SİNİR UÇLARI GÖÇEBELİKTE
Demirtaş Ceyhun; emperyalizme soluk aldırmak üzere Batı’da kimlik (identity) tartışmalarının hararetle pompalandığı yıllarda romanlarının yanı sıra denemelerinde ve toplumsal araştırmalarında konuya derinlik getirmek üzere oldukça gerilere giderek Türk toplumunun tepkilerinde ilmekleşen kökleri yakalamaya çalışır. Bu sırada göçebelikten kalma güdüsel sinir uçlarının yüzyıllar içindeki toplumsal davranış ve alışkanlıkları nasıl damgaladığını, günümüzdeki belirleyiciliğini kavradıktan sonra, sevgi ve düşmanlığın, bencillik ve dayanışmanın, üretme ve yok etmenin karşıt yönelimler olarak birbirini kışkırtmasını ve birbirine dönüşmesini toplumsal ve bireysel tepkiler zincirinde sergiler. Batı’nın önce Türklere sonra Kürtlere dayattığı kimlik tartışma ve tipleri yerine Anadolu’daki ulusal kimliğin etnik köken ve kaynaklarının evrensel arakesitlerine açılma biçimlerini saptamaya çalışır. Bu çok zorlu süreçte, aydınları ve temel kavramları felsefeci ve sosyolog titizliğiyle yeniden tartışır. Dahası kapitalizmin tekelci ve denetleyici konut politikasının sosyalist ülkelerde de aynen benimsenip uygulanmasından doğan tutarsızlıkları göstererek işi evrensel düzeye taşır. Tümünün yanı sıra edebiyatı hem yaratma hem araştırma süreci olarak ele almakla ülkemizde edebiyatbilim tartışmalarını canlandırır.
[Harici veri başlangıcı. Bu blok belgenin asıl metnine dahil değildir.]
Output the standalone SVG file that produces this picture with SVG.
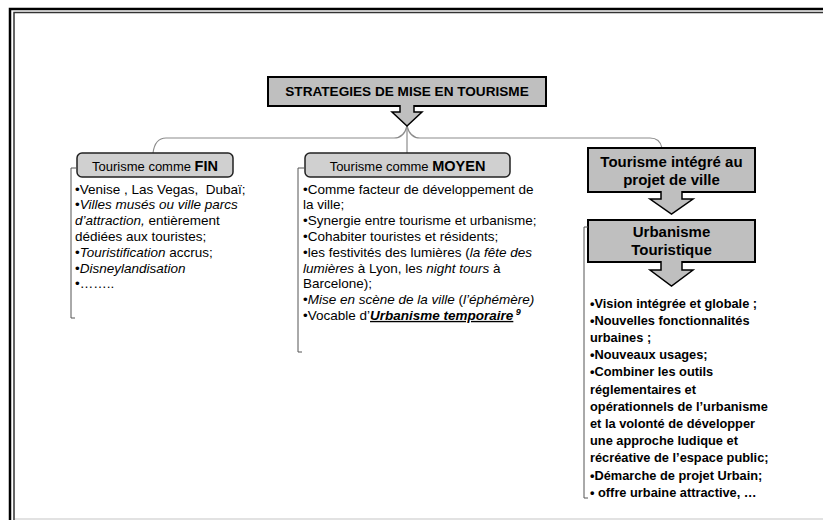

Ceyhun’un edebiyat ve düşün dünyamıza getirdiği yükümlülükleri ele almayı 85. doğum yıldönümü nedeniyle 26 Aralık’ta Kadıköy BMKM’de Sencer Karacalıoğlu yönetimindeki Türk Dili dergisi Perşembe toplantısında ve 10 Ocak’ta Çukurova TÜYAP Kitap Fuarı’nda sürdüreceğiz.